In astronomy and astrophysics, much of the information we gather comes to us in the form of light. Visible light, radio waves, x-rays and the like. We gather information not only from the type light emitted from an object, but also how that light appears to us as an observer. The two are not often the same.
One way in which light is effected is known as the Doppler effect. In our everyday lives, we’re familiar with the Doppler effect as it applies to sound. You might notice when a car or train passes you, its sound shifts downward as it passes. This is because the sound waves from an object are bunched together as it moves toward you, and stretched apart as it moves away from you. The bunched together waves sound higher, and the stretched waves sound lower, hence a shift in tone known as the Doppler shift.
For light a similar thing occurs. Waves of light coming from an object are compressed as an object moves toward us, making them look bluer (blue shifted). They’re stretched as the object moves away from us and look more red (red shifted). We don’t notice this color shift in our daily lives because nothing moves very fast compared to light, however stars and galaxies move fast enough for us to measure their redshift or blueshift. This tells us how fast they are moving relative to us.

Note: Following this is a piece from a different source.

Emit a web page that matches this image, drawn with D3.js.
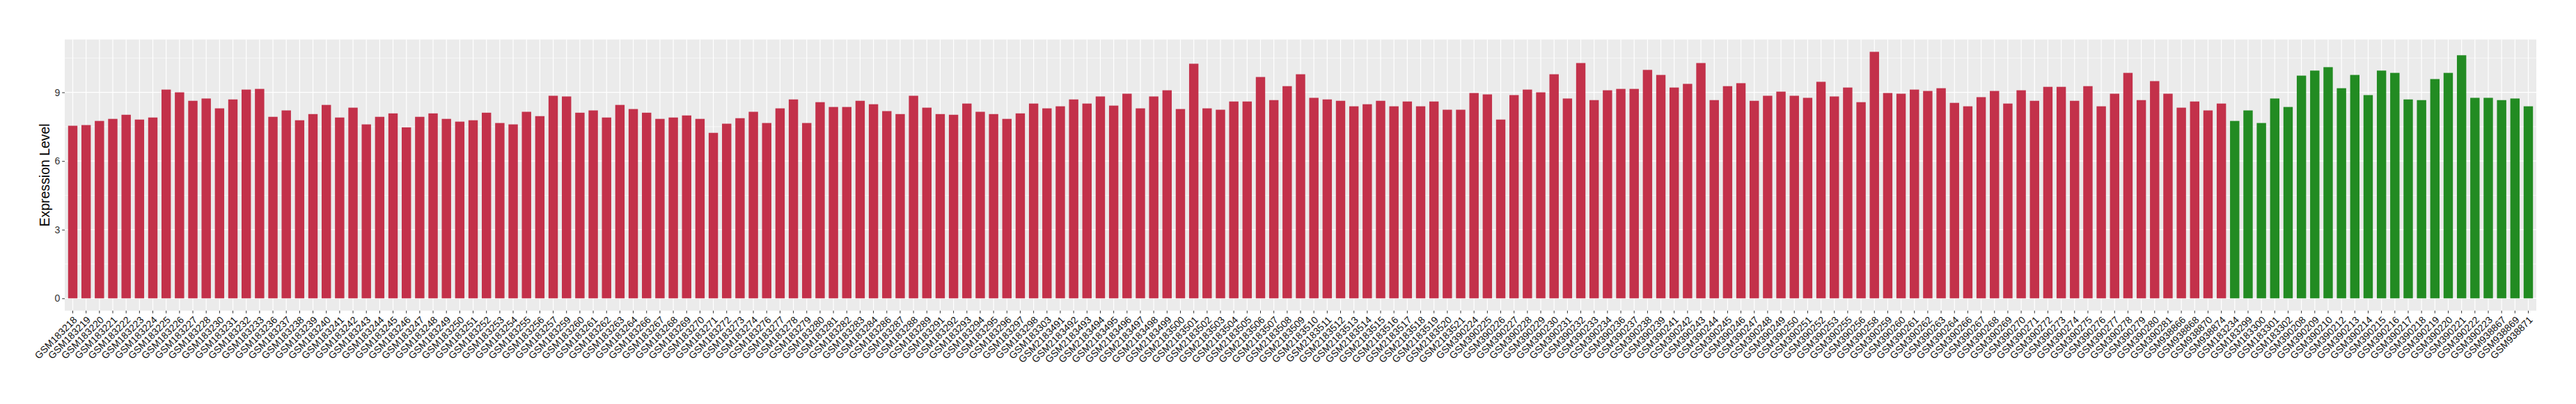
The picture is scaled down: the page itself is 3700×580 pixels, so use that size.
<!DOCTYPE html>
<html>
<head>
<meta charset="utf-8">
<script src="https://cdn.jsdelivr.net/npm/d3@7"></script>
<style>
  body { margin: 0; background: #fff; }
  text { font-family: "Liberation Sans", Arial, sans-serif; }
</style>
</head>
<body>
<div id="chart"></div>
<script>
// Samples and expression values
var redSamples = [
  "GSM183218","GSM183219","GSM183220","GSM183221","GSM183222","GSM183223","GSM183224","GSM183225","GSM183226","GSM183227",
  "GSM183228","GSM183230","GSM183231","GSM183232","GSM183233","GSM183236","GSM183237","GSM183238","GSM183239","GSM183240",
  "GSM183241","GSM183242","GSM183243","GSM183244","GSM183245","GSM183246","GSM183247","GSM183248","GSM183249","GSM183250",
  "GSM183251","GSM183252","GSM183253","GSM183254","GSM183255","GSM183256","GSM183257","GSM183259","GSM183260","GSM183261",
  "GSM183262","GSM183263","GSM183264","GSM183266","GSM183267","GSM183268","GSM183269","GSM183270","GSM183271","GSM183272",
  "GSM183273","GSM183274","GSM183276","GSM183277","GSM183278","GSM183279","GSM183280","GSM183281","GSM183282","GSM183283",
  "GSM183284","GSM183286","GSM183287","GSM183288","GSM183289","GSM183291","GSM183292","GSM183293","GSM183294","GSM183295",
  "GSM183296","GSM183297","GSM183298","GSM183303",
  "GSM2183491","GSM2183492","GSM2183493","GSM2183494","GSM2183495","GSM2183496","GSM2183497","GSM2183498","GSM2183499","GSM2183500",
  "GSM2183501","GSM2183502","GSM2183503","GSM2183504","GSM2183505","GSM2183506","GSM2183507","GSM2183508","GSM2183509","GSM2183510",
  "GSM2183511","GSM2183512","GSM2183513","GSM2183514","GSM2183515","GSM2183516","GSM2183517","GSM2183518","GSM2183519","GSM2183520",
  "GSM2183521",
  "GSM390224","GSM390225","GSM390226","GSM390227","GSM390228","GSM390229","GSM390230","GSM390231","GSM390232","GSM390233",
  "GSM390234","GSM390236","GSM390237","GSM390238","GSM390239","GSM390241","GSM390242","GSM390243","GSM390244","GSM390245",
  "GSM390246","GSM390247","GSM390248","GSM390249","GSM390250","GSM390251","GSM390252","GSM390253","GSM390255","GSM390256",
  "GSM390258","GSM390259","GSM390260","GSM390261","GSM390262","GSM390263","GSM390264","GSM390266","GSM390267","GSM390268",
  "GSM390269","GSM390270","GSM390271","GSM390272","GSM390273","GSM390274","GSM390275","GSM390276","GSM390277","GSM390278",
  "GSM390279","GSM390280","GSM390281","GSM938866","GSM938868","GSM938870","GSM938874"
];
var redLevels = [
  7.54, 7.57, 7.75, 7.84, 8.02, 7.81, 7.90, 9.12, 9.00, 8.63,
  8.73, 8.30, 8.69, 9.12, 9.15, 7.93, 8.21, 7.78, 8.05, 8.45,
  7.90, 8.33, 7.60, 7.93, 8.08, 7.47, 7.93, 8.08, 7.84, 7.72,
  7.78, 8.11, 7.66, 7.60, 8.15, 7.96, 8.85, 8.82, 8.11, 8.21,
  7.90, 8.45, 8.27, 8.11, 7.84, 7.90, 7.99, 7.84, 7.23, 7.63,
  7.87, 8.15, 7.66, 8.30, 8.69, 7.66, 8.57, 8.36, 8.36, 8.63,
  8.48, 8.18, 8.05, 8.85, 8.33, 8.05, 8.02, 8.51, 8.15, 8.05,
  7.84, 8.08, 8.51, 8.30,
  8.39, 8.69, 8.51, 8.82, 8.42, 8.94, 8.30, 8.82, 9.09, 8.27,
  10.25, 8.30, 8.24, 8.60, 8.60, 9.67, 8.66, 9.27, 9.79, 8.76,
  8.69, 8.63, 8.39, 8.48, 8.63, 8.39, 8.60, 8.39, 8.60, 8.24,
  8.24,
  8.97, 8.91, 7.81, 8.88, 9.12, 9.00, 9.79, 8.73, 10.28, 8.66,
  9.09, 9.15, 9.15, 9.98, 9.76, 9.21, 9.37, 10.28, 8.66, 9.27,
  9.40, 8.63, 8.85, 9.03, 8.85, 8.76, 9.46, 8.82, 9.21, 8.57,
  10.77, 8.97, 8.94, 9.12, 9.06, 9.18, 8.54, 8.39, 8.79, 9.06,
  8.51, 9.09, 8.63, 9.24, 9.24, 8.63, 9.27, 8.39, 8.94, 9.85,
  8.66, 9.49, 8.94, 8.33, 8.60, 8.21, 8.51
];
var greenSamples = [
  "GSM183234","GSM183299","GSM183300","GSM183301","GSM183302","GSM390208","GSM390209","GSM390210","GSM390212","GSM390213",
  "GSM390214","GSM390215","GSM390216","GSM390217","GSM390218","GSM390219","GSM390220","GSM390221","GSM390222","GSM390223",
  "GSM938867","GSM938869","GSM938871"
];
var greenLevels = [
  7.75, 8.21, 7.66, 8.73, 8.36, 9.73, 9.95, 10.10, 9.18, 9.76,
  8.88, 9.95, 9.85, 8.69, 8.66, 9.58, 9.85, 10.62, 8.76, 8.76,
  8.66, 8.73, 8.39
];
var yTicks = [0, 3, 6, 9];
var yMinor = [1.5, 4.5, 7.5, 10.5];

var redColor = "#C3314A";
var greenColor = "#228B22";

// Combine into rows
var data = [];
redSamples.forEach(function(s, i) {
  data.push({ sample: s, value: redLevels[i], color: redColor });
});
greenSamples.forEach(function(s, i) {
  data.push({ sample: s, value: greenLevels[i], color: greenColor });
});

var width = 3700;
var height = 580;
var panelLeft = 93;
var panelRight = 3643;
var panelTop = 56.7;
var panelBottom = 446;

var svg = d3.select("#chart")
  .append("svg")
  .attr("width", width)
  .attr("height", height);

// Scales (ggplot style expansion)
var xScale = d3.scaleBand()
  .domain(data.map(function(d) { return d.sample; }))
  .range([panelLeft, panelRight])
  .paddingInner(0.3)
  .paddingOuter(0.25);

var yMax = d3.max(data, function(d) { return d.value; });
var yScale = d3.scaleLinear()
  .domain([-0.05 * yMax, 1.05 * yMax])
  .range([panelBottom, panelTop]);

// Panel background + grid
svg.append("rect")
  .attr("x", panelLeft)
  .attr("y", panelTop)
  .attr("width", panelRight - panelLeft)
  .attr("height", panelBottom - panelTop)
  .attr("fill", "#EBEBEB");

svg.append("g").selectAll("line")
  .data(yMinor)
  .enter().append("line")
  .attr("x1", panelLeft).attr("x2", panelRight)
  .attr("y1", function(d) { return yScale(d); })
  .attr("y2", function(d) { return yScale(d); })
  .attr("stroke", "#fff").attr("stroke-width", 0.6);

svg.append("g").selectAll("line")
  .data(yTicks)
  .enter().append("line")
  .attr("x1", panelLeft).attr("x2", panelRight)
  .attr("y1", function(d) { return yScale(d); })
  .attr("y2", function(d) { return yScale(d); })
  .attr("stroke", "#fff").attr("stroke-width", 1.2);

svg.append("g").selectAll("line")
  .data(data)
  .enter().append("line")
  .attr("x1", function(d) { return xScale(d.sample) + xScale.bandwidth() / 2; })
  .attr("x2", function(d) { return xScale(d.sample) + xScale.bandwidth() / 2; })
  .attr("y1", panelTop).attr("y2", panelBottom)
  .attr("stroke", "#fff").attr("stroke-width", 1.2);

// Bars
svg.append("g").selectAll("rect")
  .data(data)
  .enter().append("rect")
  .attr("x", function(d) { return xScale(d.sample); })
  .attr("y", function(d) { return yScale(d.value); })
  .attr("width", xScale.bandwidth())
  .attr("height", function(d) { return yScale(0) - yScale(d.value); })
  .attr("fill", function(d) { return d.color; });

// Y axis
var yAxis = d3.axisLeft(yScale)
  .tickValues(yTicks)
  .tickSize(3.8)
  .tickPadding(3)
  .tickFormat(d3.format("d"));

var yG = svg.append("g")
  .attr("transform", "translate(" + panelLeft + ",0)")
  .call(yAxis);
yG.select(".domain").remove();
yG.selectAll(".tick line").attr("stroke", "#333");
yG.selectAll(".tick text")
  .attr("font-size", "14px")
  .attr("fill", "#333")
  .style("font-family", "Liberation Sans, Arial, sans-serif");

// X axis
var xAxis = d3.axisBottom(xScale).tickSize(3.8).tickSizeOuter(0);
var xG = svg.append("g")
  .attr("transform", "translate(0," + panelBottom + ")")
  .call(xAxis);
xG.select(".domain").remove();
xG.selectAll(".tick line").attr("stroke", "#333");
xG.selectAll(".tick text")
  .attr("font-size", "14.1px")
  .attr("fill", "#111")
  .style("font-family", "Liberation Sans, Arial, sans-serif")
  .attr("text-anchor", "end")
  .attr("x", 0)
  .attr("y", 7)
  .attr("dy", "0.72em")
  .attr("transform", "rotate(-45,0,7)");

// Y title
svg.append("text")
  .attr("transform", "translate(70.6," + ((panelTop + panelBottom) / 2) + ")rotate(-90)")
  .attr("text-anchor", "middle")
  .attr("font-size", "19.4px")
  .attr("fill", "#000")
  .text("Expression Level");
</script>
</body>
</html>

Redshift and blueshift can also be caused by gravity. If you were to shine a beam of light into space, the light has to escape Earth’s gravity. As it does this it loses a little bit of energy, making it slightly more red than it was initially. If you were to shine a light down to Earth from space, the light would gain a bit of energy, making it slightly bluer as it reaches Earth. This means that we can use the Doppler shift of light to measure both relative motion and gravitational strength.